Before rolling out additional phases to the one-year platform during the coming year, Stone says the company wants to gain a better understanding of the effect Promoted Tweets will have on people using Twitter and the advertisers trying to reach them.

Insight into the long-awaited platform first emerged during the IAB Annual Leadership meeting 2010 in Carlsbad, Calif. in February. Anamitra Banerji, who heads product management and monetization at Twitter, told attendees when Twitter launches an ad platform, it will become “explicitly clear that a sponsor” paid for the ad, and make it “relevant and useful, so the user doesn’t think of it as an ad.”

Twitter on Friday announced the acquisition of iPhone client and third-party application Tweetie from Atebits. Developers still have the ability to tap into Twitter iPhone and iPad applications to create tools and integrations for people who use the service. Some third-party developers began to voice opinions on whether any new applications would compete directly with their own.

But it appears that third-party developers and Twitter co-founders Stone and Evan Williams have competition, as the company attempts to find a business model that generates sustainable revenue. The competition opens business models, not only for advertisers, but ordinary people, musicians, artists, or small business owners who believe they have something important to say.

Paid search on Google or Bing might have some competition for ad dollars, too. On Monday, Idealab founder Bill Gross unveiled TweetUp, a search tool that lets people bid on keywords to move up tweets in search results.
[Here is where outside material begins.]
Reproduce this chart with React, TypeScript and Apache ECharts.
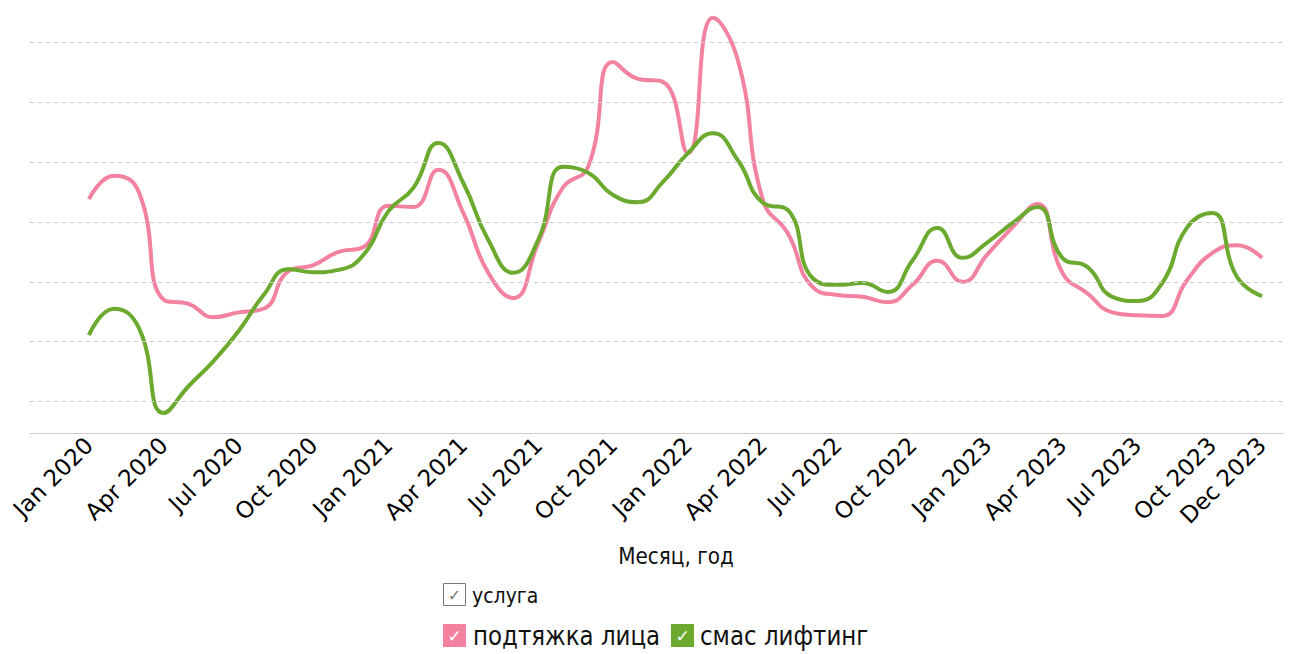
import React, { useEffect, useRef } from "react";
import * as echarts from "echarts";

// month index 0 = Jan 2020 ... 47 = Dec 2023
const tickIndices = [0, 3, 6, 9, 12, 15, 18, 21, 24, 27, 30, 33, 36, 39, 42, 45, 47];
const tickLabels = [
  "Jan 2020", "Apr 2020", "Jul 2020", "Oct 2020",
  "Jan 2021", "Apr 2021", "Jul 2021", "Oct 2021",
  "Jan 2022", "Apr 2022", "Jul 2022", "Oct 2022",
  "Jan 2023", "Apr 2023", "Jul 2023", "Oct 2023", "Dec 2023",
];

const faceliftValues = [
  43.8, 47.7, 45.0, 27.0, 26.3, 24.1, 24.9, 25.5, 31.8, 32.8, 35.0, 35.8,
  42.7, 42.5, 48.7, 41.5, 31.5, 27.3, 36.5, 45.8, 49.2, 66.7, 63.9, 63.4,
  51.5, 74.1, 67.0, 43.7, 38.1, 29.1, 27.8, 27.5, 26.6, 29.5, 33.5, 30.0,
  34.6, 39.1, 43.0, 31.5, 28.1, 24.9, 24.4, 24.3, 30.3, 34.8, 36.1, 34.0,
];

const smasValues = [
  21.1, 25.5, 22.3, 8.1, 12.6, 16.8, 21.8, 27.8, 32.1, 31.6, 32.0, 34.5,
  41.8, 45.7, 53.2, 46.5, 37.0, 31.5, 37.0, 49.2, 48.2, 44.5, 43.3, 46.7,
  51.5, 54.8, 50.3, 43.2, 42.0, 30.6, 29.5, 29.8, 28.3, 33.6, 39.0, 34.0,
  36.6, 39.8, 42.5, 34.0, 32.5, 27.5, 26.8, 29.8, 39.1, 41.5, 30.8, 27.6,
];

const gridValues = [10, 20, 30, 40, 50, 60, 70];

const seriesNames = ["подтяжка лица", "смас лифтинг"];
const legendTitle = "услуга";
const axisTitle = "Месяц, год";

const PINK = "#F2829F";
const GREEN = "#6BAA2E";
const FONT = "DejaVu Sans";

export default function App() {
  const ref = useRef<HTMLDivElement>(null);

  useEffect(() => {
    if (!ref.current) return;
    const chart = echarts.init(ref.current, undefined, { renderer: "svg" });
    const labelMap: Record<number, string> = {};
    tickIndices.forEach((t, i) => (labelMap[t] = tickLabels[i]));

    const txt = (
      text: string,
      x: number,
      y: number,
      size: number,
      fill: string,
      align = "left",
      sx = 1
    ) => ({
      type: "text",
      x,
      y,
      scaleX: sx,
      silent: true,
      style: {
        text,
        fill,
        fontSize: size,
        fontFamily: FONT,
        align,
        textAlign: align,
        verticalAlign: "middle",
        textVerticalAlign: "middle",
      },
    });

    chart.setOption({
      animation: false,
      backgroundColor: "#ffffff",
      grid: { left: 30, right: 7, top: 10, bottom: 220.7, containLabel: false },
      xAxis: {
        type: "value",
        min: -2.36,
        max: 47.84,
        axisLine: { show: true, lineStyle: { color: "#cccccc", width: 1 } },
        axisTick: { show: false },
        splitLine: { show: false },
        axisLabel: {
          customValues: tickIndices,
          formatter: (v: number) => labelMap[v] ?? "",
          rotate: 45,
          fontSize: 23,
          fontFamily: FONT,
          color: "#000",
          margin: 8,
        },
      },
      yAxis: { type: "value", min: 4.7, max: 75.4, show: false },
      series: [
        {
          type: "line",
          name: "grid",
          data: [],
          z: 1,
          silent: true,
          markLine: {
            silent: true,
            symbol: ["none", "none"],
            label: { show: false },
            lineStyle: { type: [4, 4], color: "#cccccc", width: 1 },
            data: gridValues.map((v) => ({ yAxis: v })),
          },
        },
        {
          type: "line",
          name: seriesNames[0],
          data: faceliftValues.map((v, i) => [i, v]),
          smooth: 0.5,
          symbol: "none",
          z: 3,
          lineStyle: { color: PINK, width: 4 },
          itemStyle: { color: PINK },
        },
        {
          type: "line",
          name: seriesNames[1],
          data: smasValues.map((v, i) => [i, v]),
          smooth: 0.5,
          symbol: "none",
          z: 4,
          lineStyle: { color: GREEN, width: 4 },
          itemStyle: { color: GREEN },
        },
      ],
      graphic: [
        txt(axisTitle, 676, 556, 23, "#111", "center", 0.87),
        {
          type: "rect",
          silent: true,
          shape: { x: 443.5, y: 583.5, width: 22, height: 22 },
          style: { fill: "#fff", stroke: "#777", lineWidth: 1 },
        },
        txt("✓", 454.5, 595, 16, "#777", "center"),
        txt(legendTitle, 472, 595, 22, "#111", "left", 0.86),
        {
          type: "rect",
          silent: true,
          shape: { x: 443, y: 624, width: 23, height: 23 },
          style: { fill: PINK },
        },
        txt("✓", 454.5, 636, 17, "#fff", "center"),
        txt(seriesNames[0], 473, 636, 27, "#111", "left", 0.85),
        {
          type: "rect",
          silent: true,
          shape: { x: 671, y: 624, width: 23, height: 23 },
          style: { fill: GREEN },
        },
        txt("✓", 682.5, 636, 17, "#fff", "center"),
        txt(seriesNames[1], 700, 636, 27, "#111", "left", 0.85),
      ],
    });

    return () => chart.dispose();
  }, []);

  return (
    <div
      ref={ref}
      style={{ position: "fixed", left: 0, top: 0, width: 1290, height: 654, background: "#fff" }}
    />
  );
}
The platform combines a bid-based marketplace with algorithm-based triggers that consider the popularity, relevance and influence of tweets and tweeters.

TweetUp Chief Marketing Officer Steve Chadima says the ability to bid on keywords to push up tweets will allow people to swim through the clutter and find the important information. “People are brands in Twitter and they want followers,” he says. “You want thoughtful followers — people committed to you and what you have to say.”

Chadima says TweetUp will generate revenue through a standard impression-based advertising model. The minimum bid is 1 cent, but he says the market will bid up the keywords to its own discretion. “There are some keywords in the ad and the traditional Internet search model that are quite expensive, but if you look at those keywords they represent words like Web-hosting services,” he says.